[Data records]

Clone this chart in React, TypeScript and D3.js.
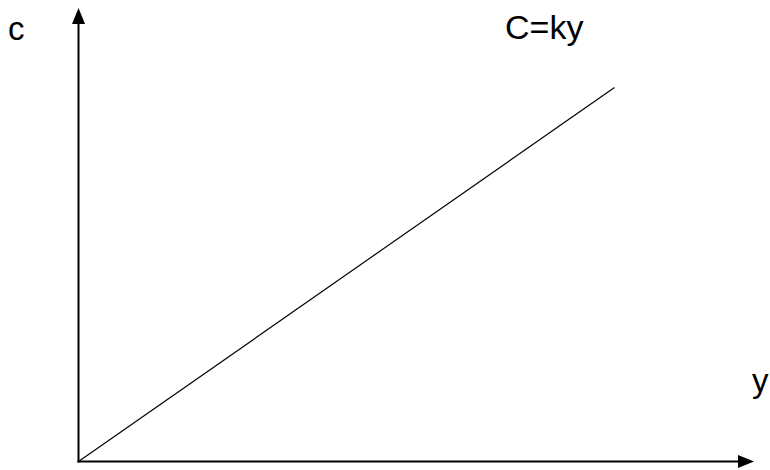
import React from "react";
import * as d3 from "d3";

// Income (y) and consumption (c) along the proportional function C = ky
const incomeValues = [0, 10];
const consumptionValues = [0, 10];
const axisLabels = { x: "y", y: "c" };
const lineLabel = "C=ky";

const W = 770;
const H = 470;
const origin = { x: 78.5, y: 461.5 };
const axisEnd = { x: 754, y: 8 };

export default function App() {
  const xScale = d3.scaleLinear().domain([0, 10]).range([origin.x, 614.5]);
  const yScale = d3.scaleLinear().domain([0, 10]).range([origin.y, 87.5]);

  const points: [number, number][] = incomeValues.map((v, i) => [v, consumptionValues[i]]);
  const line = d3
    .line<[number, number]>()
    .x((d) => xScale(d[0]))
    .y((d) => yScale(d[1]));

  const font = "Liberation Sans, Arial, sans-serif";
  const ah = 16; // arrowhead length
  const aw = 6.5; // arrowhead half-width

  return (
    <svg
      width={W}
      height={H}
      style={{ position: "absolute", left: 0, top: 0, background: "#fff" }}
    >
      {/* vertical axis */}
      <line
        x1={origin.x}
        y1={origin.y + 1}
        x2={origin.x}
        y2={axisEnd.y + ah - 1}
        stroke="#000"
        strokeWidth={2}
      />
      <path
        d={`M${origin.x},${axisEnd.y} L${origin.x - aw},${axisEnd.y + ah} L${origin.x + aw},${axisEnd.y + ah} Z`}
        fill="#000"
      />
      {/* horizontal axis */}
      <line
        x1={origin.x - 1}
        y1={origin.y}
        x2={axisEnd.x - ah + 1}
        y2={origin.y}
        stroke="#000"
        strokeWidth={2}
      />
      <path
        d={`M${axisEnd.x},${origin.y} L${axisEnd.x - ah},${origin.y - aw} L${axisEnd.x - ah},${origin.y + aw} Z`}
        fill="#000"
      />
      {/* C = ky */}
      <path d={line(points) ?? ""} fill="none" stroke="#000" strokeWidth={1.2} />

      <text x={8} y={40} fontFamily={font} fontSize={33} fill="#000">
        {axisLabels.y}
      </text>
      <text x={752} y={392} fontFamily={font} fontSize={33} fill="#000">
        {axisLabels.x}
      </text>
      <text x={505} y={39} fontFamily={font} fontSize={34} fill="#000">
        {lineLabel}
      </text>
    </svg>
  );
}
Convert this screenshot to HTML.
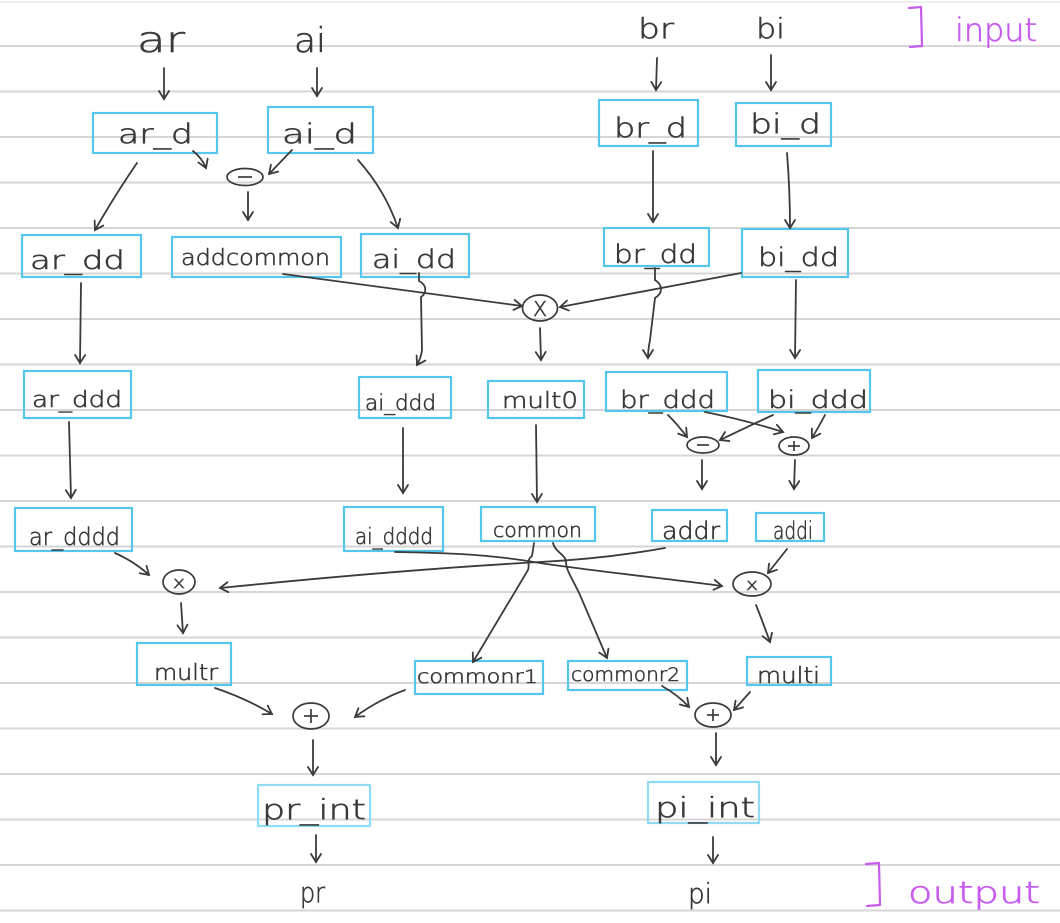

*What needs to be done*: Leave the pictures out, and restate exactly the lines from the start of the records through the one that contains "const aw = 6.5; // arrowhead half-width".

*The result*:
Clone this chart in React, TypeScript and D3.js.
import React from "react";
import * as d3 from "d3";

// Income (y) and consumption (c) along the proportional function C = ky
const incomeValues = [0, 10];
const consumptionValues = [0, 10];
const axisLabels = { x: "y", y: "c" };
const lineLabel = "C=ky";

const W = 770;
const H = 470;
const origin = { x: 78.5, y: 461.5 };
const axisEnd = { x: 754, y: 8 };

export default function App() {
  const xScale = d3.scaleLinear().domain([0, 10]).range([origin.x, 614.5]);
  const yScale = d3.scaleLinear().domain([0, 10]).range([origin.y, 87.5]);

  const points: [number, number][] = incomeValues.map((v, i) => [v, consumptionValues[i]]);
  const line = d3
    .line<[number, number]>()
    .x((d) => xScale(d[0]))
    .y((d) => yScale(d[1]));

  const font = "Liberation Sans, Arial, sans-serif";
  const ah = 16; // arrowhead length
  const aw = 6.5; // arrowhead half-width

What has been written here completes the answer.